The Trials of an American Dilettante

Friday, January 09, 2009

The Other Life

I hadn’t seen Victor since his wedding. I had a lot of acquaintances in college, but I really had only three friends- Jeff, Dave and Victor. Vic and I lived together in the dorms for the first half of college and in an apartment for the second half. He came from a poor El Paso family and had never known a white person before college. He was quiet and religious and decorated his room with weird posters of Bugs Bunny playing basketball. After sharing a million beers together, though, perhaps anyone can become friends.

Work brought me to San Antonio, where Vic had settled down. I called him up and we decided to make it a million and three. He picked me up from my hotel and we stopped by his home to meet the kids before going out. We drove to a four bedroom house in a gated community with a minivan parked in the driveway. Inside was littered with toys, strollers and other remnants of his three children. Strikingly, with bare walls, minimal pictures and no book shelf, there were few other signs of life.

I met Jacob, his autistic 5-year-old son, who didn’t speak a word, but quickly realized that my height would allow him access to out-of-reach boxes. There was 3-year-old Lillianna, whose bashful euphoria had her constantly running, hiding and explosively laughing. And there was the 2-month-old Rosalina who looked exhausted and alien as all young ones seem to.

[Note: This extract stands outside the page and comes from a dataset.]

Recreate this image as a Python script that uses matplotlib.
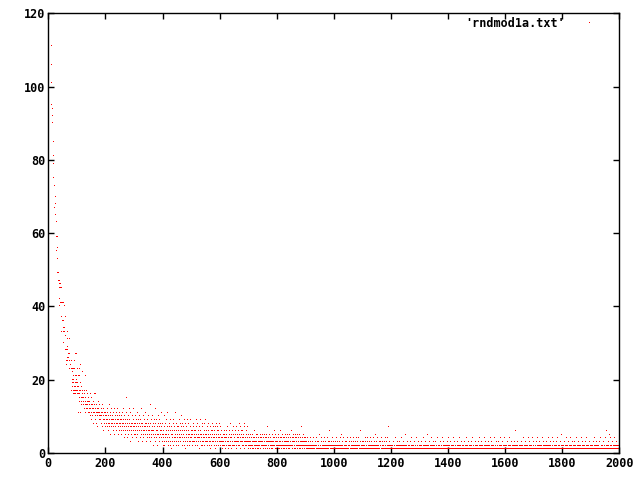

And in this suburban home, next to Vic, I felt like a boy. And despite his hardships with Jacob and long hours in the office and the fact he has never really had a vacation, I felt a little jealous. He had that other life. The one that I have been putting off. The one that makes parents happy and ninety percent of the world dreams of. It’s the life that has caused every girlfriend I have had frustration that I am moving too slowly or too quickly towards.

We got Mexican food and tried to talk over the sound of a Mariachi band. I tried to tell him about how I was going to Panama and then Afghanistan and then Jordan. He wasn’t too interested so we talked about where people were. I told him about how Connie was an urban planner in LA and Mikey was a doctor in Brooklyn. As it often did a decade ago, our conversation meandered toward politics and religion where I attempted to defend my agnosticism and liberalism.

“Wow,” Vic said, “I haven’t debated like this and laughed this hard since Chicago.”

Of course, I hadn’t debated like that or laughed that hard since…yesterday. I didn’t know if it was sad that I hadn’t grown up or that he had grown old. But, it was clear that neither of us regretted how we spent the last decade.